Jun. 26, 2001 - quoted in "PM's mentor laments Grit monopoly", published in the National Post
Solzhenitsyn, Alexander
There is one psychological peculiarity in the human being that always strikes one: to shun even the slightest signs of trouble on the outer edge of your existence at times of well-being.

It is not because the truth is too difficult to see that we make mistakes. It may even lie on the surface; but we make mistakes because the easiest and most comfortable course for us is to seek insight where it accords with our emotions - especially selfish ones.

1973 - from "Peace and Violence" in Solzhenitsyn: A Documentary Record, Leopold Labedz, ed.
Sowell, Thomas
Much of the social history of the Western world, over the past three decades, has been a history of replacing what has worked with what sounded good. In area after area - crime, education, housing, race relations - the situation has gotten worse after the bright new theories were put into operation. The amazing thing is that this history of failure and disaster has neither discouraged the social engineers nor discredited them.

Teague, Jr.
Nothing is so simple that it cannot be misunderstood.

Thomas, Clarence
On matters of consequence, reasons and arguments must be of consequence.

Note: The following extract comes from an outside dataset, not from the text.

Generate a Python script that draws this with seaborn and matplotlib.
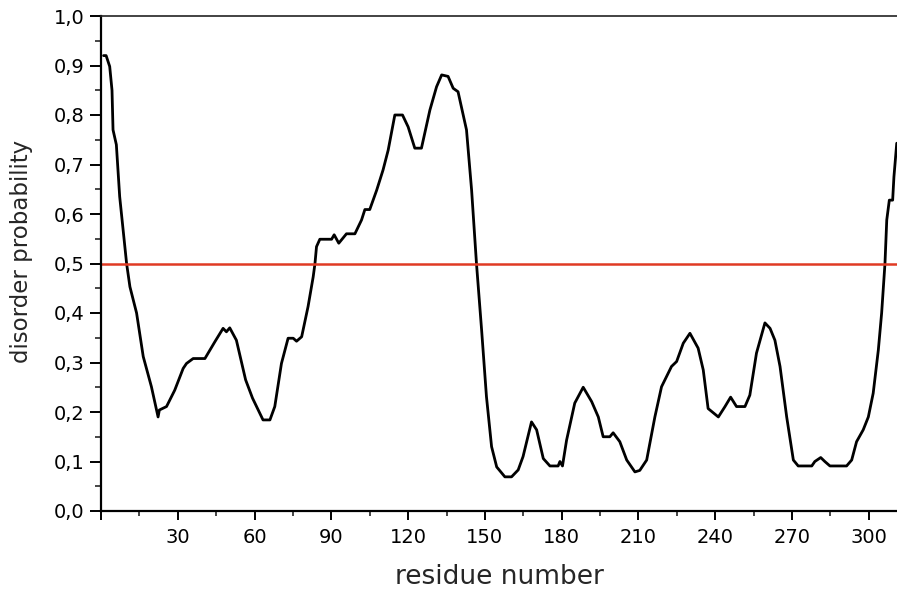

Feb. 13, 2001 - from his Francis Boyer Lecture to the American Enterprise Institute
Thoreau, Henry David
Every generation laughs at the old fashions, but religiously follows the new.

Thurber, James
You can fool too many of the people too much of the time.

1945 - from The Thurber Carnival
Twain, Mark
The man with a new idea is a crank until the idea succeeds.

It is easier to believe a lie that one has heard a thousand times than to believe a fact that no one has heard before.

Not to know is bad; not to wish to know is worse.

African proverb
Sticks in a bundle are unbreakable.

Kenyan proverb
A concept is stronger than a fact.

Van Doren, Charles
Nothing is more conducive to progress than the widespread belief that it can occur.

Vidal, Gore
For the average American freedom of speech is simply the freedom to repeat what everyone else is saying and no more.

Webster, Daniel
Let us thank God that we live in an age when something has influence besides the bayonet, and when the sternest authority does not venture to encounter the scorching power of public reproach.

Jun. 17, 1825 - [Must we go back to bayonets now? Ed.] from a speech at the foundation of the Bunker Hill monument commemorating the soldiers of the American Revolution
Wilde, Oscar
The public is wonderfully tolerant. It forgives everything except genius.

1888 - from The Critic as Artist
Formerly we used to canonize our heroes. The modern method is to vulgarize them. Cheap editons of great books may be delightful, but cheap editions of great men are absolutely detestable.

1891 - from The Critic as Artist
The public have an insatiable curiosity to know everything, except what is worth knowing. Journalism, conscious of this, and having tradesman-like habits, supplies their demands.